Coincidiendo con la anterior llegada de Trump a la presidencia de EE UU, publiqué entonces un artículo en este periódico en el que decía que no se le había prestado la atención que el fenómeno requería. Que nadie había considerado oportuno mirar a través del espejo retrovisor quien venía detrás con intención de adelantar -incumpliendo la norma- por la derecha-derecha. Han pasado ocho años para observar compungidos, dolientes de aquella culpa, que además de tomar la delantera de manera tramposa, circula con las luces largas activadas cegando y sacando fuera de la calzada a quienes circulan en dirección contraria sin importarle la suerte que puedan correr. En todo caso, como acostumbra a decir, el problema no está en él. Está en los otros. Se cree poderoso y cree poder arrollar a todos.
Su ideario lleva por bandera la deportación masiva de emigrantes por considerarla la mayor plaga enemiga del pueblo americano. Lejos queda el tiempo en donde la peor plaga recaía en la raza india-cobriza, por eso, la estigmatizaron antes del exterminio. ¿Correrá la misma suerte la plaga migratoria? Trump con su discurso aviva ese fuego.
En su discurso mesiánico (ha reconocido ser el elegido de Dios) promete elevar a América a la transaccionalidad como objetivo común de dominio mundial. Un mensaje megalómano asociado a un ser torpe e ignorante, digo torpe e ignorante, porque el propio Trump no tiene empacho en reconocer que no lee libros, en declarar subnormales a los periodistas, ser misógino, racista y xenófobo. Un discurso, además, acentuado de miopía política al declarar el uso de la fuerza como razón patriótica para anexionar territorios bajo tratados internacionales. Está convencido que la divinidad, como ente sobrenatural, lo convierte en presidente infalible, eterno y perfecto.
La reciente toma de posesión de Donald Trump -primer presidente convicto elegido en EE UU- apoyado y protegido por los tegnomillonarios de la información mediática- por segunda vez simboliza un retroceso importante en derechos, libertades y un avance de las políticas reaccionarias y neoliberales que atentan contra las mayorías sociales. Y así lo ha expresado a través de las medidas estrella que ha anunciado: la retirada de la Organización Mundial de la Salud, la salida del acuerdo de París contra el cambio climático, la declaración de zona de emergencia en la frontera con México, la reincorporación de Cuba a la lista de países patrocinadores del terrorismo e indulto a los perpetradores del asalto golpista al Capitolio.

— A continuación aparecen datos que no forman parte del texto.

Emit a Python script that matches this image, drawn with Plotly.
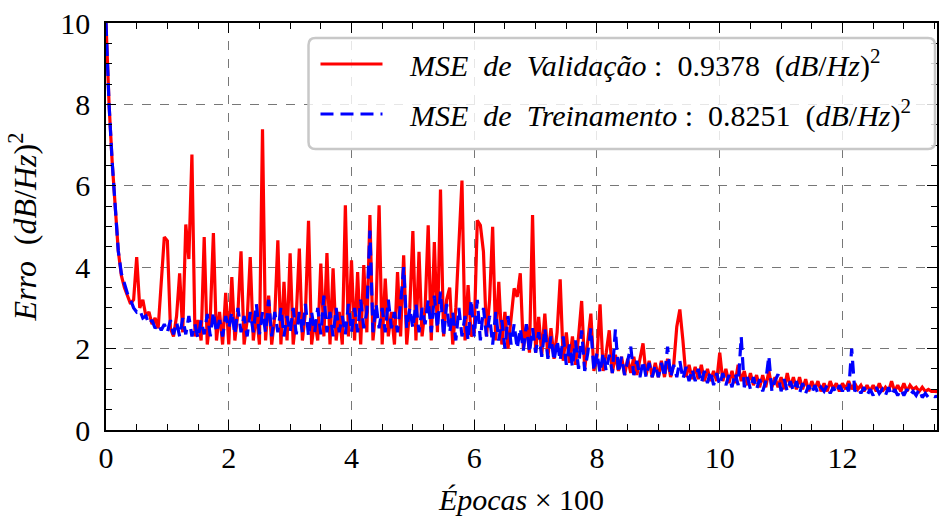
import numpy as np
import plotly.graph_objects as go

STEP = 0.05  # epochs x 100 between stored samples

val_mse = [
    10.0, 8.0, 6.6, 5.5, 4.4, 3.8, 3.5, 3.3, 3.1, 3.2, 4.25, 3.0, 3.2, 2.8, 2.9, 2.6, 2.75, 2.5, 3.6, 4.74,
    4.65, 2.5, 2.3, 2.8, 3.85, 2.4, 5.05, 4.2, 6.77, 2.3, 2.7, 2.2, 4.74, 2.1, 2.8, 4.84, 2.2, 2.9, 2.1, 3.37,
    2.1, 3.76, 2.2, 2.9, 4.39, 2.1, 2.7, 4.25, 2.2, 2.9, 2.1, 7.39, 2.2, 3.3, 2.1, 2.8, 4.66, 2.1, 3.64, 2.2,
    4.34, 2.1, 2.8, 4.46, 2.2, 2.9, 5.14, 2.1, 2.7, 2.2, 4.09, 2.3, 4.35, 2.1, 3.97, 2.2, 2.9, 2.1, 5.52, 2.3,
    4.17, 2.2, 3.88, 2.1, 4.05, 2.4, 5.28, 2.2, 3.0, 5.52, 2.1, 3.72, 2.3, 2.9, 2.1, 3.88, 2.3, 4.29, 2.1, 3.0,
    4.89, 2.2, 4.38, 2.3, 3.0, 5.03, 2.2, 4.62, 2.4, 5.91, 2.3, 3.2, 3.5, 2.1, 3.0, 4.70, 6.13, 2.2, 3.56, 2.3,
    2.4, 5.15, 5.03, 4.38, 2.3, 3.2, 4.99, 2.2, 3.64, 2.1, 2.9, 2.0, 2.8, 3.48, 3.27, 3.85, 2.0, 2.6, 1.9, 5.28,
    1.9, 2.78, 1.85, 2.86, 1.8, 2.5, 1.75, 2.4, 3.70, 1.7, 2.4, 1.65, 2.3, 1.6, 2.3, 3.17, 1.5, 2.2, 2.86, 1.45,
    1.8, 3.09, 1.45, 1.9, 2.45, 1.4, 1.85, 1.45, 1.8, 1.35, 1.75, 1.4, 1.8, 1.35, 1.7, 2.13, 1.35, 1.7, 1.3, 1.65,
    1.3, 1.7, 1.3, 1.75, 1.3, 1.6, 2.54, 2.96, 2.2, 1.3, 1.6, 1.25, 1.55, 1.25, 1.6, 1.2, 1.5, 1.2, 1.45, 1.2,
    1.9, 1.2, 1.5, 1.15, 1.45, 1.15, 1.6, 1.2, 1.45, 1.1, 1.4, 1.1, 1.35, 1.05, 1.35, 1.05, 1.45, 1.05, 1.3, 1.05,
    1.3, 1.0, 1.4, 1.05, 1.3, 1.0, 1.3, 1.0, 1.25, 0.95, 1.2, 1.0, 1.2, 0.95, 1.15, 0.95, 1.2, 1.0, 1.15, 0.95,
    1.15, 1.0, 1.2, 1.0, 1.15, 1.0, 1.1, 0.95, 1.1, 0.95, 1.1, 0.95, 1.15, 0.95, 1.05, 0.95, 1.2, 0.95, 1.1, 0.95,
    1.15, 0.95, 1.1, 1.0, 1.05, 0.95, 1.05, 0.95, 1.0, 0.95, 0.95, 0.94,
]

train_mse = [
    10.0, 8.0, 6.6, 5.5, 4.4, 3.85, 3.6, 3.35, 3.2, 3.0, 2.9, 2.95, 2.75, 2.8, 2.6, 2.7, 2.5, 2.6, 2.45, 2.6,
    2.4, 2.7, 2.35, 2.65, 2.3, 2.75, 2.35, 2.8, 2.3, 2.6, 2.25, 2.7, 2.35, 2.85, 2.3, 2.9, 2.4, 2.7, 2.3, 2.8,
    2.5, 2.9, 2.35, 3.0, 2.4, 2.8, 2.3, 2.9, 2.4, 3.1, 2.35, 2.9, 2.4, 3.2, 2.3, 2.9, 2.4, 3.0, 2.3, 2.8,
    2.4, 3.0, 2.35, 2.9, 2.4, 3.1, 2.3, 2.9, 2.4, 3.0, 2.35, 3.3, 2.4, 2.9, 2.3, 3.0, 2.4, 2.8, 2.35, 3.1,
    2.4, 3.0, 2.4, 3.2, 2.5, 2.9, 4.9, 2.4, 3.1, 2.5, 3.0, 2.4, 3.2, 2.5, 2.9, 2.4, 3.1, 4.0, 2.5, 3.0,
    2.5, 3.1, 2.4, 3.0, 2.6, 3.2, 2.4, 3.3, 2.5, 3.4, 2.3, 3.1, 2.4, 2.9, 2.2, 3.0, 2.3, 2.8, 2.2, 3.2,
    2.3, 3.2, 2.2, 3.0, 2.3, 2.8, 2.1, 2.9, 2.2, 2.7, 2.0, 2.8, 2.1, 2.6, 2.0, 2.5, 1.95, 2.6, 1.9, 2.5,
    1.9, 2.4, 1.8, 2.5, 1.75, 2.3, 1.7, 2.2, 1.7, 2.3, 1.6, 2.1, 1.55, 2.2, 1.5, 2.45, 1.45, 1.9, 2.5, 1.45,
    1.9, 1.4, 1.9, 1.45, 1.85, 1.4, 2.47, 1.4, 1.8, 1.35, 1.7, 2.05, 1.35, 1.7, 1.3, 1.7, 1.3, 1.65, 1.3, 1.6,
    1.3, 1.65, 1.3, 2.05, 1.3, 1.6, 1.3, 1.7, 1.25, 1.55, 1.2, 1.5, 1.2, 1.5, 1.15, 1.45, 1.15, 1.45, 1.1, 1.4,
    1.1, 1.4, 1.1, 1.35, 1.05, 1.4, 1.1, 2.29, 1.05, 1.3, 1.0, 1.3, 1.0, 1.25, 0.95, 1.2, 1.82, 0.95, 1.2, 1.37,
    0.95, 1.25, 0.95, 1.2, 0.95, 1.2, 0.9, 1.15, 0.9, 1.1, 0.9, 1.1, 0.9, 1.05, 0.95, 1.1, 0.9, 1.05, 0.9, 1.1,
    0.95, 1.1, 0.95, 2.0, 0.95, 1.05, 0.9, 1.05, 0.85, 1.0, 0.85, 1.05, 0.9, 1.0, 0.85, 1.05, 0.85, 1.0, 0.85, 1.0,
    0.85, 1.0, 0.85, 0.95, 0.85, 1.0, 0.8, 0.9, 0.8, 0.85, 0.82, 0.83,
]

val_label = "&#160;&#160;&#160;<i>MSE&#160; de&#160; Validação</i>&#160;: &#160;0.9378 &#160;(<i>dB</i>/<i>Hz</i>)<sup>2</sup>"
train_label = "&#160;&#160;&#160;<i>MSE&#160; de&#160; Treinamento</i>&#160;: &#160;0.8251 &#160;(<i>dB</i>/<i>Hz</i>)<sup>2</sup>"
x_title = "<i>Épocas</i> × 100"
y_title = "<i>Erro</i>&#160; (<i>dB</i>/<i>Hz</i>)<sup>2</sup>"
x_ticks = [0, 2, 4, 6, 8, 10, 12]
y_ticks = [0, 2, 4, 6, 8, 10]

x_val = np.arange(len(val_mse)) * STEP
x_train = np.arange(len(train_mse)) * STEP

FONT = "Liberation Serif"
W, H = 940, 518
ML, MR, MT, MB = 106, 1, 23, 88


def px_to_paper(px, py):
    return (px - ML) / (W - ML - MR), (H - MB - py) / (H - MT - MB)


fig = go.Figure()
fig.add_trace(go.Scatter(x=x_val, y=val_mse, mode="lines", name=val_label,
                         legendgroup="v", line=dict(color="#ff0000", width=3.2)))
fig.add_trace(go.Scatter(x=x_train, y=train_mse, mode="lines", name=train_label,
                         legendgroup="t", line=dict(color="#0000ff", width=3.2, dash="13px,7px")))

axis_common = dict(
    showline=True, linecolor="black", linewidth=1.6, mirror="ticks",
    ticks="inside", ticklen=10, tickwidth=1.3, tickcolor="black",
    showgrid=True, gridcolor="#777777", gridwidth=1, griddash="dash",
    zeroline=False,
    tickfont=dict(family=FONT, size=30, color="black"),
    minor=dict(ticks="inside", ticklen=6, tickwidth=1, tickcolor="black", showgrid=False),
)

fig.update_xaxes(range=[0, 13.54], tickvals=x_ticks, minor_dtick=0.5,
                 title=dict(text=x_title, font=dict(family=FONT, size=30, color="black"), standoff=16),
                 **axis_common)
fig.update_yaxes(range=[0, 10], tickvals=y_ticks, minor_dtick=0.5, ticklabelstandoff=8,
                 title=dict(text=y_title, font=dict(family=FONT, size=32, color="black"), standoff=14),
                 **axis_common)

# rounded legend frame (matplotlib-style)
bx0, by0 = px_to_paper(309, 38)
bx1, by1 = px_to_paper(937, 149)
rx = 7 / (W - ML - MR)
ry = 7 / (H - MT - MB)
path = (f"M {bx0+rx},{by0} L {bx1-rx},{by0} Q {bx1},{by0} {bx1},{by0-ry} "
        f"L {bx1},{by1+ry} Q {bx1},{by1} {bx1-rx},{by1} "
        f"L {bx0+rx},{by1} Q {bx0},{by1} {bx0},{by1+ry} "
        f"L {bx0},{by0-ry} Q {bx0},{by0} {bx0+rx},{by0} Z")
fig.add_shape(type="path", path=path, xref="paper", yref="paper", layer="above",
              fillcolor="rgba(255,255,255,0.82)", line=dict(color="#c8c8c8", width=2.5))

lx, ly = px_to_paper(316, 38)
fig.update_layout(
    width=W, height=H,
    margin=dict(l=ML, r=MR, t=MT, b=MB),
    plot_bgcolor="white", paper_bgcolor="white",
    showlegend=True,
    legend=dict(x=lx, y=ly, xanchor="left", yanchor="top",
                bgcolor="rgba(0,0,0,0)", borderwidth=0,
                font=dict(family=FONT, size=30, color="black"),
                itemwidth=62, traceorder="grouped", tracegroupgap=8),
)

fig.write_html("out.html")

Toda una declaración de intenciones negacionistas científicas, racistas, imperialistas y de ataque al derecho internacional.
Donal Trump posee un cuerpo de gigante, pero cada vez que habla deja al descubierto que también posee un cerebro enano de moralidad y ética, lo qué, acarrea un peligro añadido al ser el presidente de la nación de mayor potencial mundial sobre el planeta. Un elegido de Dios debe ser misericordioso y no rencoroso. Ser misericorde es ver a los emigrantes como seres humanos que caminan por la tierra de pesares esparciendo semillas cuyos frutos se terminan por recoger. Dura y complicada esperanza con Trump en la Casa Blanca.